Governments all around the world have conveniently adopted Keynesian stimulus dogma: ‘ In bad times government should spend to make up for private sector shortfalls.’ But without having spoken to John Maynard Keynes ever, but having a vague recollection of his theories from university days, Ecinya believes that Keynes would not have been an advocate of undisciplined spending, particularly in a world very different than when he developed his economic theories. The Von Mises school of economics is strongly against ‘misallocation of resources’. Peter Costello is reported as saying in yesterday’s Financial Review that "The Building Education Revolution is a scandal. It’s the insulation batts without the deaths." This seems accurate, and he did not even mention the household fires that have occurred. These programmes are blatant examples of misallocation of scarce resources.

 

Mr Rudd’s departure will benefit us all, but the Labor party lacked the courage to let him go to the electorate

Paul Krugman in "The Great Unraveling" said: "To talk abour economics, requires more and more, that one write about politics."

We hope that our remarks in this essay are more focused on policy outcomes than politics, but even ‘fair play’ and the ‘fair lady’ ( just two of the words between ‘fair’ and ‘fairy tale’) is in the eyes of the beholder. We are not critical of governments, just bad policy and bad policy outcomes.

In yesterday’s editorial in The Australian it was said: "Things got worse as Mr Rudd backed himself into a corner over the mining tax, alienating voters across the spectrum with his faux class warfare. Spin was no substitute for a lack of understanding of how the nation had changed over 30 years of economic reform. When swinging voters, such as tradies, contractors and other workers worried about the impact of the tax on the economy, began to desert the man they had backed in 2007, it was clear to the grown-ups in the party they were being led by the apprentice. It may be tempting to see in Mr Rudd’s downfall the swords of conspirators determined to destroy him. But the former leader speared himself with his unprofessional handling of politics. His dismissive approach to the "mythical" centre back in 1998 would prove fatal. There is a centre and successful prime ministers find where it is and govern from there. Unsure where his votes lay, and with little understanding of how to secure them anyway, Mr Rudd failed this key test of Australian political life."

We found it strange to reflect on the fact that the proposed resources tax is essentially a tax on coal and iron ore, our major exports, and that coal is said to be the major cause of global warming due its greenhouse gas emissions. So it can fairly be said that the more coal we export to the world, the greater is the proposed tax take. Funny hah hah (?)

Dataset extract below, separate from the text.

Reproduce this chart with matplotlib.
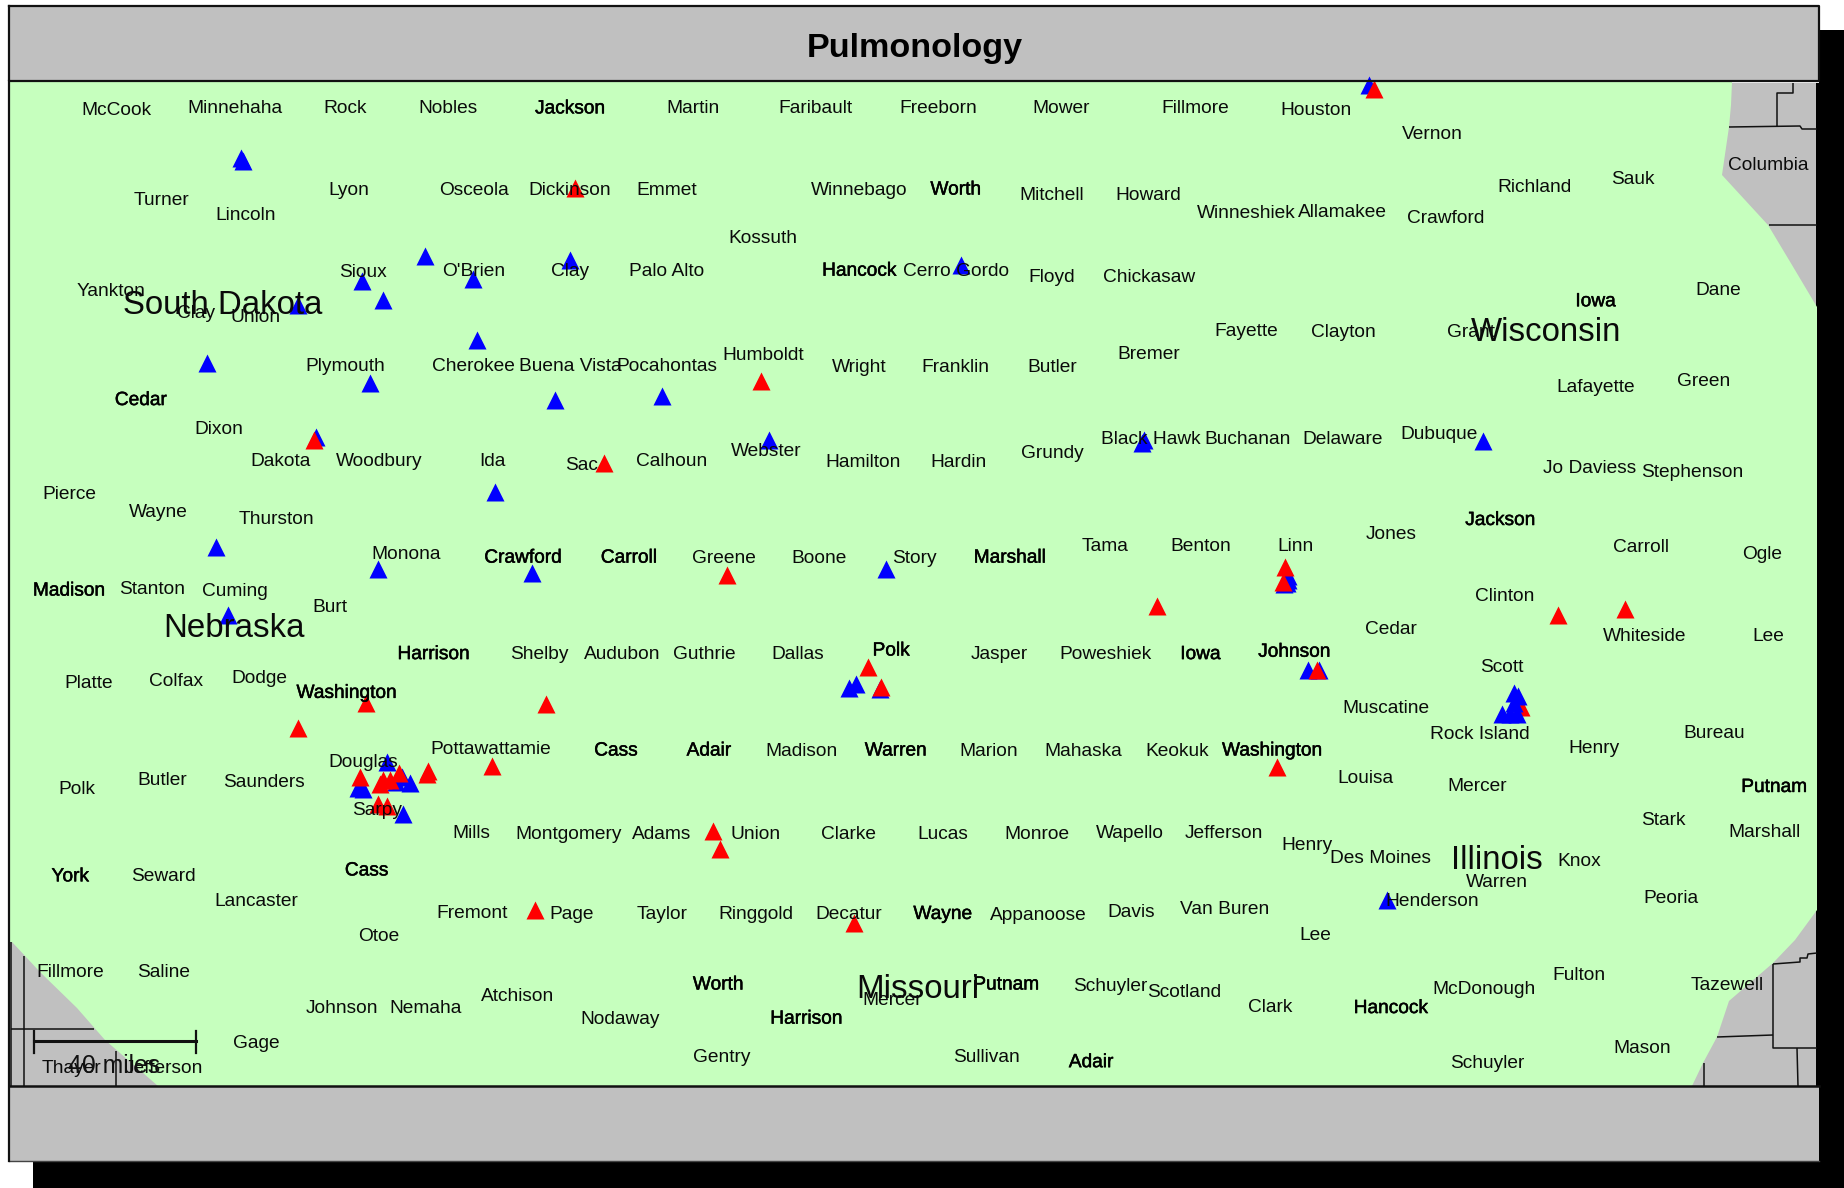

Jack Lang, a former NSW Labor premier, once famously said: "Always put your money on self-interest. It’s the best horse in the race because you always know its trying." Mr Rudd was not ousted for policy imperfections, but because his fellow parliamentarians in marginal seats were feeling the heat of unemployment or lesser employments.

 

TO FINISH

‘Credibility’ is on page 229 of our Collins dictionary and ‘trust’ is far away at page 1075, a journey of some 846 pages. Fortunately we will not have to wait 845 days to consider legitimising the current Julia Gillard government, but that government will be in office for about 1075 days – if Labor wins the election – and each of those days will be important as the challenges have been magnified by errors over the last 1000 days. In the meantime we can easily anticipate that spin will be rampant and smiles and good cheer will be in the air. Ecinya hopes that the election will be sooner rather than later and that a ‘deal’ of dubious merit on the RSPT and a few deals on other matters are transparent for all of us to weigh up the policy implications and hence decide on the political options.